Quote all of the data exactly as given. Skip every picture it contains.

++++++++++++++++++++

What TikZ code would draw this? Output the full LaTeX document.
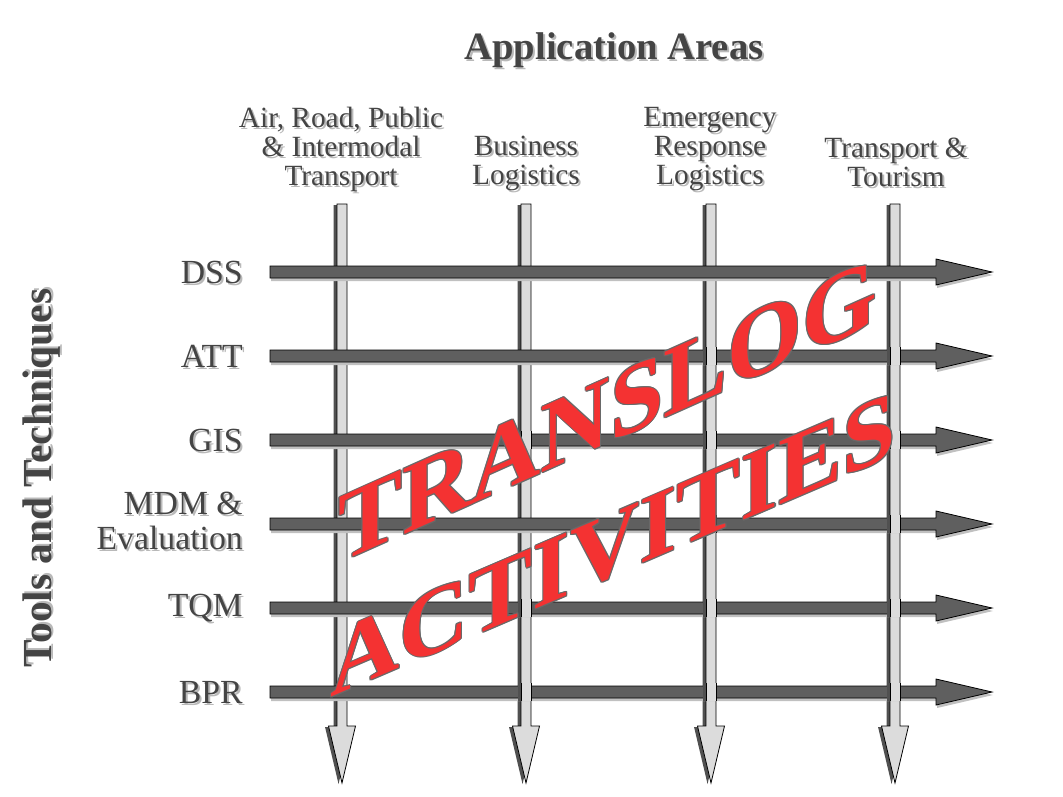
\documentclass[tikz,border=0pt]{standalone}
\usepackage{fontspec}
\setmainfont{Liberation Serif}
\usepackage{tikz}
\usetikzlibrary{shadows}
\definecolor{barfill}{RGB}{95,95,95}
\definecolor{barshade}{RGB}{192,192,192}
\definecolor{colfill}{RGB}{220,220,220}
\definecolor{colshade}{RGB}{80,80,80}
\definecolor{lblgray}{RGB}{68,68,68}
\definecolor{lblshade}{RGB}{185,185,185}
\definecolor{tlred}{RGB}{244,50,50}
\definecolor{tlrim}{RGB}{105,105,105}
\newcommand{\harrow}[1]{ \filldraw[rowbar] (270,#1-6) -- (936,#1-6) -- (936,#1-13) -- (992,#1) -- (936,#1+13) -- (936,#1+6) -- (270,#1+6) -- cycle;}
\newcommand{\varrow}[1]{ \filldraw[colbar] (#1-5,204) -- (#1+5,204) -- (#1+5,726) -- (#1+13.5,726) -- (#1,783) -- (#1-13.5,726) -- (#1-5,726) -- cycle;}
\newcommand{\vover}[2]{ \fill[colshade] ( #1 - 8.5 , #2 - 9 ) rectangle ( #1 - 5 , #2 + 9 ); \fill[colfill] ( #1 - 5 , #2 - 9 ) rectangle ( #1 + 5 , #2 + 9 ); \draw[line width=0.6pt] ( #1 - 5 , #2 - 9 ) -- ( #1 - 5 , #2 + 9 ) ( #1 + 5 , #2 - 9 ) -- ( #1 + 5 , #2 + 9 );}
\newcommand{\lbl}[4]{ \node[lbl, #3, text=lblshade, xshift=1.5pt, yshift=-1.5pt] (#1-sh) at (#2) {#4}; \node[lbl, #3] (#1) at (#2) {#4};}
\newcommand{\bigword}[4]{ \foreach \dx/\dy [count=\k] in {0.8/0,-0.8/0,0/0.8,0/-0.8,0.57/0.57,-0.57/0.57,0.57/-0.57,-0.57/-0.57} { \node[bigtxt, #3, text=tlrim, xshift=\dx pt, yshift=\dy pt, yslant=0.43] (#1-o\k) at (#2) {#4}; } \node[bigtxt, #3, text=tlred, yslant=0.43] (#1) at (#2) {#4};}

\begin{document}
\begin{tikzpicture}[x=0.75pt, y=-0.75pt,
    rowbar/.style={fill=barfill, draw=black, line width=0.6pt, drop shadow={shadow xshift=0.75pt, shadow yshift=-2.25pt, fill=barshade, opacity=1}},
    colbar/.style={fill=colfill, draw=black, line width=0.6pt, drop shadow={shadow xshift=-2.6pt, shadow yshift=-0.75pt, fill=colshade, opacity=1}},
    lbl/.style={inner sep=0pt, text=lblgray},
    headlbl/.style={font=\fontsize{29}{29}\selectfont\bfseries},
    collbl/.style={font=\fontsize{22}{21.75}\selectfont, align=center},
    rowlbl/.style={font=\fontsize{25.3}{26.25}\selectfont, align=right, anchor=east},
    bigtxt/.style={anchor=base west, inner sep=0pt, transform shape, font=\fontsize{72}{72}\selectfont\bfseries}]
        \useasboundingbox (0,0) rectangle (1063,796);

        % columns (under)
        \varrow{342}
        \varrow{526}
        \varrow{711}
        \varrow{895}

        % rows
        \harrow{272}
        \harrow{356}
        \harrow{440}
        \harrow{524}
        \harrow{608}
        \harrow{692}

        % columns passing over rows
        \vover{526}{440}
        \vover{526}{608}
        \vover{526}{692}
        \vover{711}{356}
        \vover{711}{440}
        \vover{711}{524}
        \vover{711}{608}
        \vover{711}{692}
        \vover{895}{356}
        \vover{895}{440}
        \vover{895}{524}
        \vover{895}{608}
        \vover{895}{692}

        % headings
        \lbl{areas}{614,50}{headlbl}{Application Areas}
        \lbl{tools}{42,478}{headlbl, font=\fontsize{31}{31}\selectfont\bfseries, rotate=90}{Tools and Techniques}

        % application areas
        \lbl{transp}{341,149}{collbl}{Air, Road, Public\\\& Intermodal\\Transport}
        \lbl{busin}{526,163}{collbl}{Business\\Logistics}
        \lbl{emerg}{710,149}{collbl}{Emergency\\Response\\Logistics}
        \lbl{tourism}{896,162}{collbl}{Transport \&\\Tourism}

        % tools and techniques
        \lbl{dss}{243,272}{rowlbl}{DSS}
        \lbl{att}{243,356}{rowlbl}{ATT}
        \lbl{gis}{243,440}{rowlbl}{GIS}
        \lbl{mdm}{243,521}{rowlbl}{MDM \&\\Evaluation}
        \lbl{tqm}{243,608}{rowlbl}{TQM}
        \lbl{bpr}{243,692}{rowlbl}{BPR}

        % slanted banner
        \bigword{translog}{338,564}{yscale=1.04}{TRANSLOG}
        \bigword{activ}{330,698}{}{ACTIVITIES}
    \end{tikzpicture}
\end{document}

++++++++++++++++++++

# [Full response]
What TikZ code would draw this? Output the full LaTeX document.
\documentclass[tikz,border=0pt]{standalone}
\usepackage{fontspec}
\setmainfont{Liberation Serif}
\usepackage{tikz}
\usetikzlibrary{shadows}
\definecolor{barfill}{RGB}{95,95,95}
\definecolor{barshade}{RGB}{192,192,192}
\definecolor{colfill}{RGB}{220,220,220}
\definecolor{colshade}{RGB}{80,80,80}
\definecolor{lblgray}{RGB}{68,68,68}
\definecolor{lblshade}{RGB}{185,185,185}
\definecolor{tlred}{RGB}{244,50,50}
\definecolor{tlrim}{RGB}{105,105,105}
\newcommand{\harrow}[1]{ \filldraw[rowbar] (270,#1-6) -- (936,#1-6) -- (936,#1-13) -- (992,#1) -- (936,#1+13) -- (936,#1+6) -- (270,#1+6) -- cycle;}
\newcommand{\varrow}[1]{ \filldraw[colbar] (#1-5,204) -- (#1+5,204) -- (#1+5,726) -- (#1+13.5,726) -- (#1,783) -- (#1-13.5,726) -- (#1-5,726) -- cycle;}
\newcommand{\vover}[2]{ \fill[colshade] ( #1 - 8.5 , #2 - 9 ) rectangle ( #1 - 5 , #2 + 9 ); \fill[colfill] ( #1 - 5 , #2 - 9 ) rectangle ( #1 + 5 , #2 + 9 ); \draw[line width=0.6pt] ( #1 - 5 , #2 - 9 ) -- ( #1 - 5 , #2 + 9 ) ( #1 + 5 , #2 - 9 ) -- ( #1 + 5 , #2 + 9 );}
\newcommand{\lbl}[4]{ \node[lbl, #3, text=lblshade, xshift=1.5pt, yshift=-1.5pt] (#1-sh) at (#2) {#4}; \node[lbl, #3] (#1) at (#2) {#4};}
\newcommand{\bigword}[4]{ \foreach \dx/\dy [count=\k] in {0.8/0,-0.8/0,0/0.8,0/-0.8,0.57/0.57,-0.57/0.57,0.57/-0.57,-0.57/-0.57} { \node[bigtxt, #3, text=tlrim, xshift=\dx pt, yshift=\dy pt, yslant=0.43] (#1-o\k) at (#2) {#4}; } \node[bigtxt, #3, text=tlred, yslant=0.43] (#1) at (#2) {#4};}

\begin{document}
\begin{tikzpicture}[x=0.75pt, y=-0.75pt,
    rowbar/.style={fill=barfill, draw=black, line width=0.6pt, drop shadow={shadow xshift=0.75pt, shadow yshift=-2.25pt, fill=barshade, opacity=1}},
    colbar/.style={fill=colfill, draw=black, line width=0.6pt, drop shadow={shadow xshift=-2.6pt, shadow yshift=-0.75pt, fill=colshade, opacity=1}},
    lbl/.style={inner sep=0pt, text=lblgray},
    headlbl/.style={font=\fontsize{29}{29}\selectfont\bfseries},
    collbl/.style={font=\fontsize{22}{21.75}\selectfont, align=center},
    rowlbl/.style={font=\fontsize{25.3}{26.25}\selectfont, align=right, anchor=east},
    bigtxt/.style={anchor=base west, inner sep=0pt, transform shape, font=\fontsize{72}{72}\selectfont\bfseries}]
        \useasboundingbox (0,0) rectangle (1063,796);

        % columns (under)
        \varrow{342}
        \varrow{526}
        \varrow{711}
        \varrow{895}

        % rows
        \harrow{272}
        \harrow{356}
        \harrow{440}
        \harrow{524}
        \harrow{608}
        \harrow{692}

        % columns passing over rows
        \vover{526}{440}
        \vover{526}{608}
        \vover{526}{692}
        \vover{711}{356}
        \vover{711}{440}
        \vover{711}{524}
        \vover{711}{608}
        \vover{711}{692}
        \vover{895}{356}
        \vover{895}{440}
        \vover{895}{524}
        \vover{895}{608}
        \vover{895}{692}

        % headings
        \lbl{areas}{614,50}{headlbl}{Application Areas}
        \lbl{tools}{42,478}{headlbl, font=\fontsize{31}{31}\selectfont\bfseries, rotate=90}{Tools and Techniques}

        % application areas
        \lbl{transp}{341,149}{collbl}{Air, Road, Public\\\& Intermodal\\Transport}
        \lbl{busin}{526,163}{collbl}{Business\\Logistics}
        \lbl{emerg}{710,149}{collbl}{Emergency\\Response\\Logistics}
        \lbl{tourism}{896,162}{collbl}{Transport \&\\Tourism}

        % tools and techniques
        \lbl{dss}{243,272}{rowlbl}{DSS}
        \lbl{att}{243,356}{rowlbl}{ATT}
        \lbl{gis}{243,440}{rowlbl}{GIS}
        \lbl{mdm}{243,521}{rowlbl}{MDM \&\\Evaluation}
        \lbl{tqm}{243,608}{rowlbl}{TQM}
        \lbl{bpr}{243,692}{rowlbl}{BPR}

        % slanted banner
        \bigword{translog}{338,564}{yscale=1.04}{TRANSLOG}
        \bigword{activ}{330,698}{}{ACTIVITIES}
    \end{tikzpicture}
\end{document}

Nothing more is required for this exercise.